• _SET PROBLEM_:
Print exactly the lines from the first one down to the line that contains "top:636px; font-size:14px; letter-spacing:4.2px;", both included, and skip the pictures.

• _DATA LINES_:
'''

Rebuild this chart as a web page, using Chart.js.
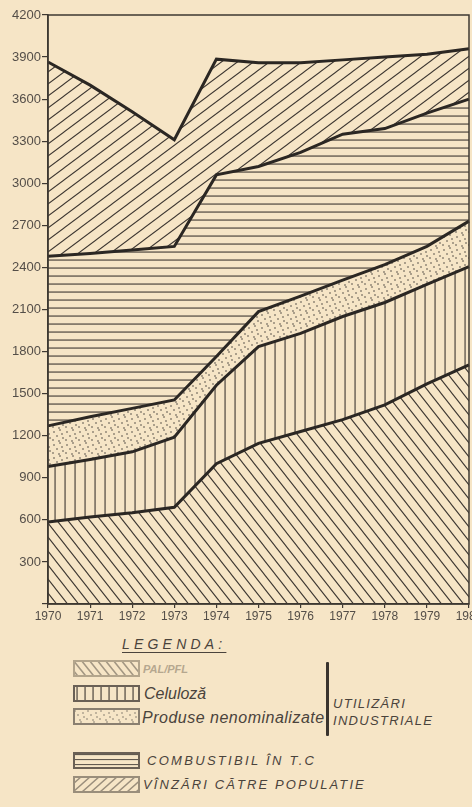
<!DOCTYPE html>
<html lang="ro">
<head>
<meta charset="UTF-8">
<title>Utilizarea masei lemnoase 1970-1980</title>
<script src="https://cdn.jsdelivr.net/npm/chart.js@4"></script>
<style>
body {
    margin: 0;
    background: #f6e5c6;
    width: 472px;
    height: 807px;
    overflow: hidden;
    position: relative;
    font-family: 'Liberation Sans', Arial, sans-serif;
}
#chart { position: absolute; left: 0; top: 0; }
.txt {
    position: absolute;
    color: #4a433c;
    font-style: italic;
    white-space: nowrap;
    line-height: 16px;
}
.sw { position: absolute; }
.caps { font-size: 13px; letter-spacing: 1.3px; }
.low { font-size: 16px; }
#bracket {
    position: absolute;
    left: 326px; top: 662px;
    width: 3px; height: 74px;
    background: #3a342e;
    border-radius: 1px;
}
</style>
</head>
<body>
<canvas id="chart" width="472" height="630"></canvas>

<div class="txt caps" style="left:122px; top:636px; font-size:14px; letter-spacing:4.2px; text-decoration:underline; text-underline-offset:3px;">LEGENDA:</div>

<canvas class="sw" id="sw-pal" width="67" height="17" style="left:73px; top:660px;"></canvas>
<div class="txt" style="left:143px; top:661px; font-size:11px; color:#b5a78f; font-weight:bold;">PAL/PFL</div>

<canvas class="sw" id="sw-cel" width="67" height="17" style="left:73px; top:685px;"></canvas>
<div class="txt low" style="left:144px; top:686px;">Celuloză</div>

<canvas class="sw" id="sw-prod" width="67" height="17" style="left:73px; top:708px;"></canvas>
<div class="txt low" style="left:142px; top:710px; letter-spacing:0.5px;">Produse nenominalizate</div>

<div id="bracket"></div>
<div class="txt caps" style="left:333px; top:696px;">UTILIZĂRI</div>
<div class="txt caps" style="left:333px; top:713px;">INDUSTRIALE</div>

<canvas class="sw" id="sw-comb" width="67" height="17" style="left:73px; top:752px;"></canvas>
<div class="txt caps" style="left:147px; top:753px; letter-spacing:2.3px;">COMBUSTIBIL ÎN T.C</div>

<canvas class="sw" id="sw-vanz" width="67" height="17" style="left:73px; top:776px;"></canvas>
<div class="txt caps" style="left:143px; top:777px; letter-spacing:2.1px;">VÎNZĂRI CĂTRE POPULATIE</div>

<script>
// ani
const years = ['1970', '1971', '1972', '1973', '1974', '1975', '1976', '1977', '1978', '1979', '1980'];

// grosimea fiecarui strat (mii mc)
const palPfl      = [585, 620, 650, 690, 1000, 1145, 1230, 1315, 1420, 1570, 1705];
const celuloza    = [395, 410, 435, 500, 560, 690, 700, 735, 730, 710, 700];
const produse     = [290, 305, 310, 265, 205, 250, 265, 260, 270, 270, 325];
const combustibil = [1210, 1165, 1130, 1095, 1295, 1035, 1025, 1040, 970, 950, 870];
const vanzari     = [1385, 1200, 985, 760, 825, 740, 640, 530, 510, 420, 360];

const INK = '#3e3832';
const LINE = '#2b2723';
const LABEL = '#544e48';

// --- hasuri ---
function makeTile(w, h, draw, lw) {
    const c = document.createElement('canvas');
    c.width = w; c.height = h;
    const g = c.getContext('2d');
    g.strokeStyle = INK;
    g.fillStyle = INK;
    g.lineWidth = lw || 1.1;
    draw(g, w, h);
    return c;
}

function backSlash(g, w, h) {
    g.beginPath();
    for (const dx of [-w, 0, w]) {
        g.moveTo(dx - w, -h);
        g.lineTo(dx + 2 * w, 2 * h);
    }
    g.stroke();
}

function slash(g, w, h) {
    g.beginPath();
    for (const dx of [-w, 0, w]) {
        g.moveTo(dx - w, 2 * h);
        g.lineTo(dx + 2 * w, -h);
    }
    g.stroke();
}

function vertical(g, w, h) {
    g.fillRect(w / 2 - 0.5, 0, 1.1, h);
}

function horizontal(g, w, h) {
    g.fillRect(0, h / 2 - 0.5, w, 1.1);
}

function dots(g, w, h) {
    const pts = [[2, 3], [8, 1], [5, 7], [11, 9], [1, 11], [10, 5], [7, 12]];
    pts.forEach(p => {
        g.beginPath();
        g.arc(p[0], p[1], 0.75, 0, Math.PI * 2);
        g.fill();
    });
}

const ctx = document.getElementById('chart').getContext('2d');
const patPal  = ctx.createPattern(makeTile(11, 14, backSlash), 'repeat');
const patCel  = ctx.createPattern(makeTile(10, 10, vertical), 'repeat');
const patProd = ctx.createPattern(makeTile(13, 13, dots), 'repeat');
const patComb = ctx.createPattern(makeTile(8, 8, horizontal), 'repeat');
const patVanz = ctx.createPattern(makeTile(16, 12, slash), 'repeat');

// chenarul zonei de desen
const framePlugin = {
    id: 'frame',
    afterDraw(chart) {
        const a = chart.chartArea;
        const c = chart.ctx;
        c.save();
        c.strokeStyle = INK;
        c.lineWidth = 1.5;
        c.strokeRect(a.left, a.top, a.right - a.left, a.bottom - a.top);
        c.restore();
    }
};

function layer(label, data, pattern, fill) {
    return {
        label: label,
        data: data,
        backgroundColor: pattern,
        borderColor: LINE,
        borderWidth: 3,
        pointRadius: 0,
        tension: 0,
        fill: fill
    };
}

new Chart(ctx, {
    type: 'line',
    data: {
        labels: years,
        datasets: [
            layer('PAL/PFL', palPfl, patPal, 'origin'),
            layer('Celuloză', celuloza, patCel, '-1'),
            layer('Produse nenominalizate', produse, patProd, '-1'),
            layer('COMBUSTIBIL ÎN T.C', combustibil, patComb, '-1'),
            layer('VÎNZĂRI CĂTRE POPULATIE', vanzari, patVanz, '-1')
        ]
    },
    options: {
        responsive: false,
        animation: false,
        devicePixelRatio: 1,
        layout: { padding: { top: 15, right: 3, left: 0, bottom: 0 } },
        plugins: {
            legend: { display: false },
            tooltip: { enabled: false }
        },
        scales: {
            x: {
                offset: false,
                grid: { drawOnChartArea: false, drawTicks: true, tickLength: 4, color: INK, lineWidth: 1.2 },
                border: { display: true, color: INK, width: 1.5 },
                ticks: {
                    color: LABEL,
                    font: { family: "'Liberation Sans Narrow', 'Liberation Sans', sans-serif", size: 12 },
                    maxRotation: 0,
                    autoSkip: false,
                    padding: 1
                },
                afterFit(scale) {
                    scale.height = 26;
                    scale.paddingLeft = 0;
                    scale.paddingRight = 0;
                }
            },
            y: {
                stacked: true,
                min: 0,
                max: 4200,
                grid: { drawOnChartArea: false, drawTicks: true, tickLength: 6, color: INK, lineWidth: 1.2 },
                border: { display: true, color: INK, width: 1.5 },
                ticks: {
                    stepSize: 300,
                    color: LABEL,
                    font: { family: "'Liberation Sans', sans-serif", size: 13 },
                    padding: 1,
                    callback: v => v === 0 ? '' : String(v)
                },
                afterFit(scale) {
                    scale.width = 48;
                    scale.paddingTop = 0;
                    scale.paddingBottom = 0;
                }
            }
        }
    },
    plugins: [framePlugin]
});

// mostrele din legenda
function swatch(id, tile, opts) {
    const c = document.getElementById(id);
    const g = c.getContext('2d');
    g.globalAlpha = opts.alpha || 1;
    g.fillStyle = g.createPattern(tile, 'repeat');
    g.fillRect(1, 1, c.width - 2, c.height - 2);
    g.globalAlpha = 1;
    g.strokeStyle = opts.border || '#4e4740';
    g.lineWidth = 2;
    g.strokeRect(1, 1, c.width - 2, c.height - 2);
}

swatch('sw-pal', makeTile(8, 10, backSlash, 1.6), { alpha: 0.45, border: '#b3a58c' });
swatch('sw-cel', makeTile(8, 10, vertical, 1), { border: '#6a6055' });
swatch('sw-prod', makeTile(13, 13, dots), { alpha: 0.7, border: '#8a7f70' });
swatch('sw-comb', makeTile(6, 5, horizontal), { alpha: 0.8, border: '#6a6055' });
swatch('sw-vanz', makeTile(9, 8, slash, 1.4), { alpha: 0.5, border: '#9a8e7b' });
</script>
</body>
</html>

'''

• _EXPECTED ANSWER_:
Rebuild this chart as a web page, using Chart.js.
<!DOCTYPE html>
<html lang="ro">
<head>
<meta charset="UTF-8">
<title>Utilizarea masei lemnoase 1970-1980</title>
<script src="https://cdn.jsdelivr.net/npm/chart.js@4"></script>
<style>
body {
    margin: 0;
    background: #f6e5c6;
    width: 472px;
    height: 807px;
    overflow: hidden;
    position: relative;
    font-family: 'Liberation Sans', Arial, sans-serif;
}
#chart { position: absolute; left: 0; top: 0; }
.txt {
    position: absolute;
    color: #4a433c;
    font-style: italic;
    white-space: nowrap;
    line-height: 16px;
}
.sw { position: absolute; }
.caps { font-size: 13px; letter-spacing: 1.3px; }
.low { font-size: 16px; }
#bracket {
    position: absolute;
    left: 326px; top: 662px;
    width: 3px; height: 74px;
    background: #3a342e;
    border-radius: 1px;
}
</style>
</head>
<body>
<canvas id="chart" width="472" height="630"></canvas>

<div class="txt caps" style="left:122px; top:636px; font-size:14px; letter-spacing:4.2px; text-decoration:underline; text-underline-offset:3px;">LEGENDA:</div>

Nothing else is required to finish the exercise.